Albi’s skyline is dominated by the astonishing Sainte-Cécile Cathedral, a colossal brick structure that looks more like a fortress than a church. I came to Albi reluctantly, looking for a day trip on our final day in France after rain decimated plans for an open air wander around Carcassone, 90 minutes away.
This entry is a slight cheat as Albi is a proud city in its own right but remains largely unknown by international visitors...when it (and the surrounding Tarn Valley) really should be!
Built after the Albigensian Crusade (a decidedly nasty genocide of the Cathars in southern France - par for the course in European Catholic history), it was intended to demonstrate the Church’s authority, hence the sheer scale and thick defensive walls.
Inside, the tone changes dramatically: ceilings explode with Renaissance frescoes – some of the finest in Europe - including an enormous, and pretty grisly, Last Judgment painting. Nothing left to the imagination here.
Nearby, the Palais de la Berbie houses the Toulouse-Lautrec Museum, dedicated to the city’s most famous post-impressionist son.
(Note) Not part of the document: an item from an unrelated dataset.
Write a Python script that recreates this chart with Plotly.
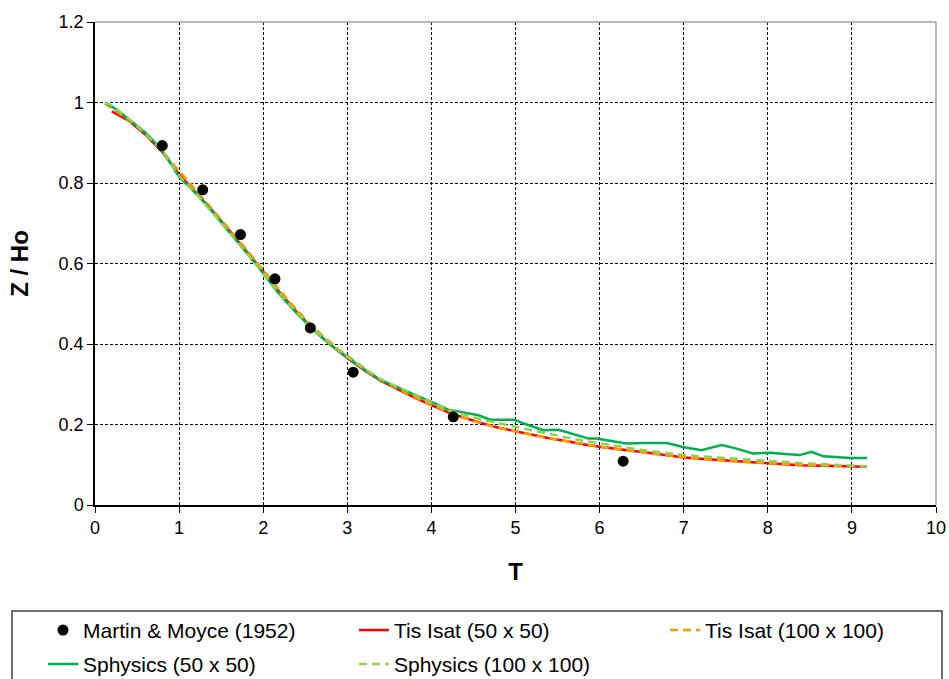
import plotly.graph_objects as go

# ---------------- data ----------------
mm_T = [0.80, 1.28, 1.73, 2.14, 2.56, 3.07, 4.26, 6.28]
mm_Z = [0.893, 0.783, 0.672, 0.562, 0.440, 0.330, 0.219, 0.109]

tis50_T = [0.2, 0.4, 0.6, 0.8, 1.0, 1.2, 1.4, 1.6, 1.8, 2.0, 2.2, 2.4, 2.6, 2.8, 3.0,
           3.2, 3.4, 3.6, 3.8, 4.0, 4.2, 4.4, 4.6, 4.8, 5.0, 5.2, 5.4, 5.6, 5.8, 6.0,
           6.2, 6.4, 6.6, 6.8, 7.0, 7.2, 7.4, 7.6, 7.8, 8.0, 8.2, 8.4, 8.6, 8.8, 9.0, 9.18]
tis50_Z = [0.978, 0.955, 0.920, 0.877, 0.822, 0.776, 0.730, 0.681, 0.631, 0.580, 0.527,
           0.480, 0.436, 0.398, 0.365, 0.335, 0.308, 0.287, 0.267, 0.248, 0.230, 0.216,
           0.203, 0.192, 0.183, 0.174, 0.166, 0.159, 0.151, 0.145, 0.139, 0.134, 0.129,
           0.123, 0.118, 0.115, 0.112, 0.109, 0.106, 0.103, 0.101, 0.099, 0.098, 0.097,
           0.096, 0.095]

tis100_T = [0.12, 0.3, 0.5, 0.7, 0.9, 1.1, 1.3, 1.5, 1.7, 1.9, 2.1, 2.3, 2.5, 2.7, 2.9,
            3.1, 3.3, 3.5, 3.7, 3.9, 4.1, 4.3, 4.5, 4.7, 4.9, 5.1, 5.3, 5.5, 5.7, 5.9,
            6.1, 6.3, 6.5, 6.7, 6.9, 7.1, 7.3, 7.5, 7.7, 7.9, 8.1, 8.3, 8.5, 8.7, 8.9, 9.18]
tis100_Z = [0.998, 0.972, 0.941, 0.903, 0.855, 0.806, 0.757, 0.709, 0.660, 0.610, 0.558,
            0.508, 0.462, 0.422, 0.386, 0.355, 0.325, 0.299, 0.278, 0.258, 0.240, 0.223,
            0.209, 0.197, 0.187, 0.178, 0.170, 0.162, 0.155, 0.148, 0.142, 0.137, 0.131,
            0.126, 0.121, 0.117, 0.113, 0.110, 0.107, 0.105, 0.102, 0.100, 0.099, 0.098,
            0.097, 0.096]

sph50_T = [0.12, 0.2, 0.3, 0.4, 0.5, 0.6, 0.73, 0.85, 1.0, 1.15, 1.3, 1.5, 1.7, 1.9,
           2.1, 2.2, 2.4, 2.6, 2.8, 3.0, 3.2, 3.4, 3.6, 3.8, 4.0, 4.2, 4.4, 4.56, 4.70,
           4.99, 5.09, 5.33, 5.51, 5.69, 5.87, 5.96, 6.16, 6.32, 6.52, 6.80, 6.99, 7.21,
           7.45, 7.63, 7.82, 8.03, 8.20, 8.38, 8.52, 8.66, 8.80, 8.98, 9.18]
sph50_Z = [0.998, 0.990, 0.975, 0.958, 0.943, 0.925, 0.897, 0.865, 0.815, 0.785, 0.752,
           0.703, 0.652, 0.602, 0.549, 0.522, 0.476, 0.434, 0.398, 0.367, 0.337, 0.310,
           0.292, 0.275, 0.256, 0.237, 0.229, 0.223, 0.212, 0.212, 0.203, 0.186, 0.187,
           0.176, 0.165, 0.165, 0.159, 0.153, 0.154, 0.154, 0.144, 0.136, 0.149, 0.140,
           0.128, 0.130, 0.127, 0.124, 0.132, 0.121, 0.119, 0.117, 0.117]

sph100_T = [0.12, 0.2, 0.4, 0.6, 0.8, 1.0, 1.2, 1.4, 1.6, 1.8, 2.0, 2.2, 2.4, 2.6, 2.8,
            3.0, 3.2, 3.4, 3.6, 3.8, 4.0, 4.2, 4.4, 4.6, 4.8, 5.0, 5.2, 5.4, 5.6, 5.8,
            6.0, 6.2, 6.4, 6.6, 6.8, 7.0, 7.2, 7.4, 7.6, 7.8, 8.0, 8.2, 8.4, 8.6, 8.8,
            9.0, 9.18]
sph100_Z = [1.000, 0.992, 0.960, 0.922, 0.880, 0.818, 0.774, 0.726, 0.677, 0.627, 0.577,
            0.524, 0.478, 0.436, 0.400, 0.368, 0.338, 0.312, 0.293, 0.274, 0.254, 0.236,
            0.224, 0.212, 0.203, 0.194, 0.185, 0.177, 0.168, 0.160, 0.153, 0.147, 0.140,
            0.134, 0.129, 0.124, 0.121, 0.118, 0.115, 0.112, 0.109, 0.107, 0.104, 0.102,
            0.100, 0.097, 0.096]

x_ticks = [0, 1, 2, 3, 4, 5, 6, 7, 8, 9, 10]
y_ticks = [0, 0.2, 0.4, 0.6, 0.8, 1.0, 1.2]

# ---------------- figure ----------------
FONT = "Arial, 'Liberation Sans', sans-serif"
fig = go.Figure()

fig.add_trace(go.Scatter(x=tis50_T, y=tis50_Z, mode="lines", name="Tis Isat (50 x 50)",
                         line=dict(color="#FF0000", width=2.5), legend="legend2"))
fig.add_trace(go.Scatter(x=tis100_T, y=tis100_Z, mode="lines", name="Tis Isat (100 x 100)",
                         line=dict(color="#FF9900", width=2.5, dash="8px,5px"), legend="legend3"))
fig.add_trace(go.Scatter(x=sph50_T, y=sph50_Z, mode="lines", name="Sphysics (50 x 50)",
                         line=dict(color="#00B050", width=2.5), legend="legend4"))
fig.add_trace(go.Scatter(x=sph100_T, y=sph100_Z, mode="lines", name="Sphysics (100 x 100)",
                         line=dict(color="#92D050", width=2.5, dash="8px,5px"), legend="legend5"))
fig.add_trace(go.Scatter(x=mm_T, y=mm_Z, mode="markers", name="Martin & Moyce (1952)",
                         marker=dict(color="black", size=11), legend="legend"))

# plot area: left 95, right 936, top 21.5, bottom 505  (width 841, height 483.5)
PW, PH = 841.0, 483.5
def px(xp):
    return (xp - 95) / PW
def py(yp):
    return (505 - yp) / PH

leg_common = dict(bgcolor="rgba(0,0,0,0)", borderwidth=0, xanchor="left", yanchor="top",
                  font=dict(family=FONT, size=21, color="black"))
row1, row2 = 610, 644
col1, col2, col3 = 43, 354, 665
fig.update_layout(
    legend=dict(x=px(col1), y=py(row1), **leg_common),
    legend2=dict(x=px(col2), y=py(row1), **leg_common),
    legend3=dict(x=px(col3), y=py(row1), **leg_common),
    legend4=dict(x=px(col1), y=py(row2), **leg_common),
    legend5=dict(x=px(col2), y=py(row2), **leg_common),
)

axis_common = dict(showline=True, linecolor="black", linewidth=1.5, ticks="outside",
                   ticklen=6, tickcolor="black", tickwidth=1, showgrid=True,
                   gridcolor="black", gridwidth=1, griddash="3px,2px", zeroline=False,
                   tickfont=dict(family=FONT, size=18, color="black"))
fig.update_xaxes(range=[0, 10], tickvals=x_ticks,
                 title=dict(text="<b>T</b>", font=dict(family=FONT, size=24, color="black"),
                            standoff=26), **axis_common)
fig.update_yaxes(range=[0, 1.2], tickvals=y_ticks, ticktext=[f"{v:g}" for v in y_ticks],
                 title=dict(text="<b>Z / Ho</b>", font=dict(family=FONT, size=24, color="black"),
                            standoff=23), **axis_common)

fig.update_layout(
    width=949, height=679,
    margin=dict(l=95, r=13, t=21.5, b=174, autoexpand=False),
    paper_bgcolor="white", plot_bgcolor="white",
    showlegend=True,
    shapes=[
        # gray top & right plot border
        dict(type="line", xref="paper", yref="paper", x0=0, x1=1, y0=1, y1=1,
             line=dict(color="#A0A0A0", width=1.5), layer="above"),
        dict(type="line", xref="paper", yref="paper", x0=1, x1=1, y0=0, y1=1,
             line=dict(color="#A0A0A0", width=1.5), layer="above"),
        # legend box
        dict(type="rect", xref="paper", yref="paper", x0=px(12), x1=px(942),
             y0=py(720), y1=py(611), line=dict(color="#404040", width=1.5),
             fillcolor="rgba(0,0,0,0)", layer="above"),
    ],
)

fig.write_html("out.html")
Wander the Tarn riverbanks and the red-brick streets of the episcopal quarter and the town feels frozen in another, more brutal, century.
Cordes-sur-Ciel – Take Me To The Clouds Above
Getting there: From Albi, the regional line 707 bus reaches Cordes-sur-Ciel in about 30 minutes. Driving from Albi takes around 20 minutes

While you’re finished gawping at the cathedral ceiling in Albi, your next stop really should be
Cordes-sur-Ciel, an easy 30-minute bus ride or 20-minute drive.
Literally translated as ‘ropes in the sky’, I challenge anyone not to feel there’s just a little bit of magic in this picture perfect town, somewhere between an artistic masterpiece and Disney opening credits.
The medieval village rises dramatically – and bloody steeply (a tourist train climbs in summer, outside of this you’re on your own!) - above the Tarn valley, its stone ramparts and Gothic houses perched high on a ridge. On misty mornings the valley fog settles below the town, making it appear to float “in the sky”…hence the irresistible poetic name.
Climbing the steep cobbled streets reveals artisan workshops, sculpted façades from the 13th and 14th centuries, and breathtaking – in the very literal sense - views across vineyards and farmland.
The reward at the summit is simple: a panoramic terrace where the landscape unfolds for miles. You’ve deserved that glass of Duras.
France’s Best Kept Secrets – The Final Word
Exploring France’s Best Kept Secrets reveals a different rhythm of travel - one where the best meal of your trip might come from a small-town bistro and where a half-day trip from a more illustrious destination ends becoming your new favourite destination.
Places like Beaune, Albi and Cordes-sur-Ciel show how much history and character exist beyond the country’s famous cities with their beauty hidden in their intimacy and that feeling that cries out in your best Bill Bryson impression - ‘why did nobody tell me about this?’
Best of all? You’re never far from that next glass of local wine and the chance to live ‘la vie est belle’ lifestyle yourself.
Part 2 inevitably occuring when I finally travel down France's West Coast and into the interior.